On the final day of the show, we went, and it was definitely worth it. Twelve artists exhibited photos, paintings, prints, and films/videos - we watched every minute of them.
Strictly speaking, estuary is where the river meets the sea, but some of the works, such as the film of a journey upriver, also drew from the river's upstream reaches. But it was two films of the wide expanse of water that interested and involved me most.

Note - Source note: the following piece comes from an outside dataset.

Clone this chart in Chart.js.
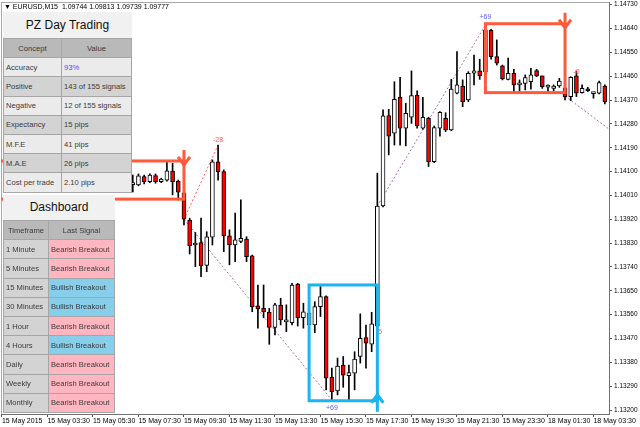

William Raban's "Thames Film" (1986) included the sea forts - defences during WW2 against German bombers using the river to navigate inland. Then, they had gun turrets; later they were used for monitoring tides; now they are abandoned, rusty and dusty, strange and glorious -
Stephen Turner - who is currently living in an egg-shaped boat - spent 36 days alone in one of these towers in August/September 2005, 36 days being the length of a tour of duty during the war - "the work is a kind of homage to these men," he says. He cleared detritus and pitched his tent, then documented his stay at seafort.org with webcam and blog. "The Seafort Project was an artistic exploration of isolation, investigating how one's experience of time and place changes in isolation, and what creative contemplation means in a twenty first century context."
The work was presented on two screens, one written extract per day and an associated photo, sometimes several photos. It moved slowly, I thought at first, but on sitting down and deciding to watch the whole thing, I realised that this slowness reflected the passage of time in his isolated tower. The things he found - old printed fabrics used as rags, newspapers from 1957, pin-up girls - started to form their stories in your mind.
It was fascinating to find out that the men would "escape" the tower by going fishing at the lower levels, and that workshop activities - knitting and embroidery among them - were compulsory to counter "fort madness"; the biweekly shows of work were very popular.
My other favourite in the show was John Smith's Horizon (2012), a film of the sea itself, its shifting light - sometimes with a background of the sound of the waves, each wave bringing a new view of air/horizon/water. Hypnotic, beautiful, and not without humour - or, unexpected things that make us laugh. Smith got the idea of filming the sea when he was sitting at Turner Contemporary (in Margate), looking out at it: "what a great perspective." Every image is "completely a straightforward representation", but a lot of it looks very artificial.